Si lo que estamos construyendo está basado solamente en números, no es difícil predecir lo que le pasará, sin necesidad de ser profeta.
Que Dios se agrada en los números es algo que está fuera de duda, pues la multiplicidad es una expresión de su generosidad. Basta considerar la bóveda celeste para percatarse de que el universo, compuesto de innumerables astros y cuerpos celestes, es un elocuente ejemplo de su deseo de glorificarse mediante la abundancia. Por un lado muestra el fecundo poder de Dios para producir y por otro su agrado no en lo escaso ni raquítico sino en lo copioso y cuantioso, en un derroche de grandeza y una exhibición de esplendidez.
No solamente cuando ponemos el ojo en el telescopio quedamos anonadados ante la profusión de puntos brillantes en el cielo, sino que también cuando lo ponemos en el microscopio quedamos asombrados por la infinidad de minúsculos organismos que corren por el torrente sanguíneo o que conforman nuestros tejidos orgánicos. Y es que tanto en el macrocosmos como en el microcosmos la ley establecida es la de la riqueza numérica, sometida a un orden armonioso de funcionamiento.
Pero no sólo en la esfera de lo físico rige ese principio, sino que también en el campo de la salvación es vigente. Cuando Dios llamó a Abraham le prometió una descendencia innumerable, que no se podría contar a causa de su abundancia, a pesar de partir de un comienzo que, según la lógica, no podía dar mucho de sí, como era un anciano casado con una mujer estéril. Pero del mismo modo que Dios sacó de la nada toda la abundancia de vida que llena el universo, también saca de la nada toda la exuberancia de la salvación. Y así es como el número de los salvados será tan alto que nadie lo puede contari, lo cual es una demostración fehaciente de la gracia de Dios, que no es mezquina sino amplia para salvar, igual que lo fue para crear.
Y sin embargo, con todo el mensaje que los números transmiten en cuanto a la grandeza de Dios, bien pudieran convertirse en un motivo de seducción engañosa cuando hacemos de ellos un fin en sí mismo o los consideramos prueba irrefutable, que nos lleva a concluir que números es igual a verdad.
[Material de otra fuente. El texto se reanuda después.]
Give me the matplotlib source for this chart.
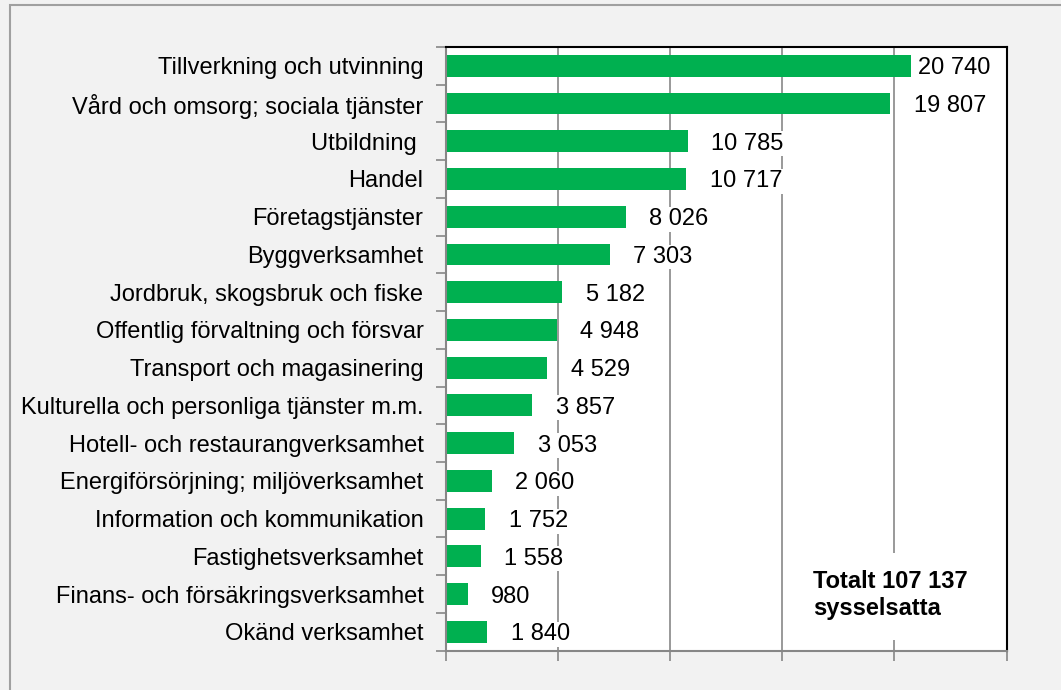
import matplotlib
matplotlib.use("Agg")
import matplotlib.pyplot as plt
from matplotlib.patches import Rectangle

plt.rcParams['font.family'] = ['Liberation Sans', 'DejaVu Sans']

# data
branscher = ['Tillverkning och utvinning', 'Vård och omsorg; sociala tjänster', 'Utbildning ',
             'Handel', 'Företagstjänster', 'Byggverksamhet', 'Jordbruk, skogsbruk och fiske',
             'Offentlig förvaltning och försvar', 'Transport och magasinering',
             'Kulturella och personliga tjänster m.m.', 'Hotell- och restaurangverksamhet',
             'Energiförsörjning; miljöverksamhet', 'Information och kommunikation',
             'Fastighetsverksamhet', 'Finans- och försäkringsverksamhet', 'Okänd verksamhet']
sysselsatta = [20740, 19807, 10785, 10717, 8026, 7303, 5182, 4948, 4529, 3857, 3053,
               2060, 1752, 1558, 980, 1840]
totalt_text = 'Totalt 107 137\nsysselsatta'

GREEN = '#00B050'
GRAY = '#878787'

fig = plt.figure(figsize=(10.61, 6.90), dpi=100, facecolor='#f2f2f2')
# yttre ram
fig.patches.append(Rectangle((10 / 1061, -0.1), 1.2, 1.1 - 5 / 690, transform=fig.transFigure,
                             facecolor='none', edgecolor='#a0a0a0', lw=1.5))

ax = fig.add_axes([0.42, 0.057, 0.5288, 0.875])
ax.set_facecolor('white')

pos = list(range(len(branscher)))
ax.barh(pos, sysselsatta, height=0.58, color=GREEN, zorder=2)

xmax = 25000
for p, v in zip(pos, sysselsatta):
    lbl = '{:,}'.format(v).replace(',', ' ')
    off = 17 if v < 0.8 * xmax else 5   # håll etiketten innanför ramen
    ax.annotate(lbl, xy=(v, p), xytext=(off, 0), textcoords='offset points',
                ha='left', va='center_baseline', fontsize=17, color='black', zorder=4,
                bbox=dict(facecolor='white', edgecolor='none', pad=1))

ax.set_xlim(0, xmax)
ax.set_ylim(len(branscher) - 0.5, -0.5)
ax.set_xticks(range(0, xmax + 1, 5000))
ax.set_xticklabels([])
ax.set_yticks(pos)
ax.set_yticklabels(branscher, fontsize=17, va='center_baseline')
ax.set_yticks([p - 0.5 for p in pos] + [len(pos) - 0.5], minor=True)
ax.tick_params(axis='y', which='major', length=0, pad=16)
ax.tick_params(axis='y', which='minor', length=7, color=GRAY, width=1.2)
ax.tick_params(axis='x', length=7, color=GRAY, width=1.2)

ax.set_axisbelow(True)
ax.grid(axis='x', color=GRAY, lw=1.2)

for s in ['left', 'bottom']:
    ax.spines[s].set_color(GRAY)
    ax.spines[s].set_linewidth(1.5)
for s in ['top', 'right']:
    ax.spines[s].set_color('black')
    ax.spines[s].set_linewidth(1.5)

# textruta med totalt
ax.add_patch(Rectangle((0.605, 0.018), 0.392, 0.144, transform=ax.transAxes,
                       facecolor='white', edgecolor='none', zorder=3))
ax.text(0.655, 0.092, totalt_text, transform=ax.transAxes, ha='left', va='center',
        fontsize=17, fontweight='bold', linespacing=1.2, zorder=4)

fig.savefig('out.png', dpi=100, facecolor=fig.get_facecolor())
O, en otras palabras, que necesariamente lo verdadero está indisolublemente unido a lo numérico, como si lo segundo fuera la garantía incontestable del valor de lo primero.
Pero la verdad, para serlo, no depende de cuántas personas la crean o la practiquen. La verdad es verdad tanto si no la cree nadie como si la creen muchos, porque su naturaleza no se la otorga el número de seguidores o simpatizantes que tenga. Su valor es intrínseco, independientemente del valor extrínseco que se le quiera dar y por eso tiene una base de sustentación que no se tambalea por lo que digan las encuestas. La verdad puede permitirse el lujo de prescindir de los números. El error sí necesita desesperadamente de los números para existir, porque sin ellos no es nada, al estar vacío y desprovisto de contenido auténtico. Los números son el apuntalamiento imprescindible que sujeta al error y sin los cuales se viene abajo, igual que una pared sin fundamento.
Claro que hay que conceder que los números pueden ser abrumadores e imponentes, pues transmiten la apariencia de ser el argumento contundente que disipa toda duda. Porque ¿cómo va a estar equivocada tanta gente? Por otro lado, los números nos abren la puerta de la comodidad, ya que es fácil seguir la fuerza de la corriente y dejarse llevar por lo que dice o piensa la mayoría. En cambio, creer en lo que casi nadie cree demanda una certeza muy grande y una perseverancia inquebrantable, que exige un esfuerzo continuado de la voluntad. Y ya se sabe que lo último que queremos es lo difícil y que cuesta trabajo.
En las sociedades occidentales la importancia de los números es capital. Lo es en el mundo de los negocios, donde las cifras son la piedra de toque definitiva del éxito y lo es en el mundo de la política, donde la cantidad de votos es lo que cuenta para triunfar. De ahí a que se consagre una hegemonía de los números en los demás ámbitos de la vida no hay más que un paso. Y cuando esa hegemonía irrumpe en el terreno que diferencia lo justo de lo injusto, lo bueno de lo malo y lo verdadero de lo falso, imponiendo su ley, entonces se convierte en tiranía, al falsear las cuestiones vitales que cualquier sociedad necesita para perdurar.
Si lo que estamos construyendo está basado solamente en números, no es difícil predecir lo que le pasará, sin necesidad de ser profeta. Hay algo anterior y más importante que los números. Y eso debería ser nuestra auténtica prioridad.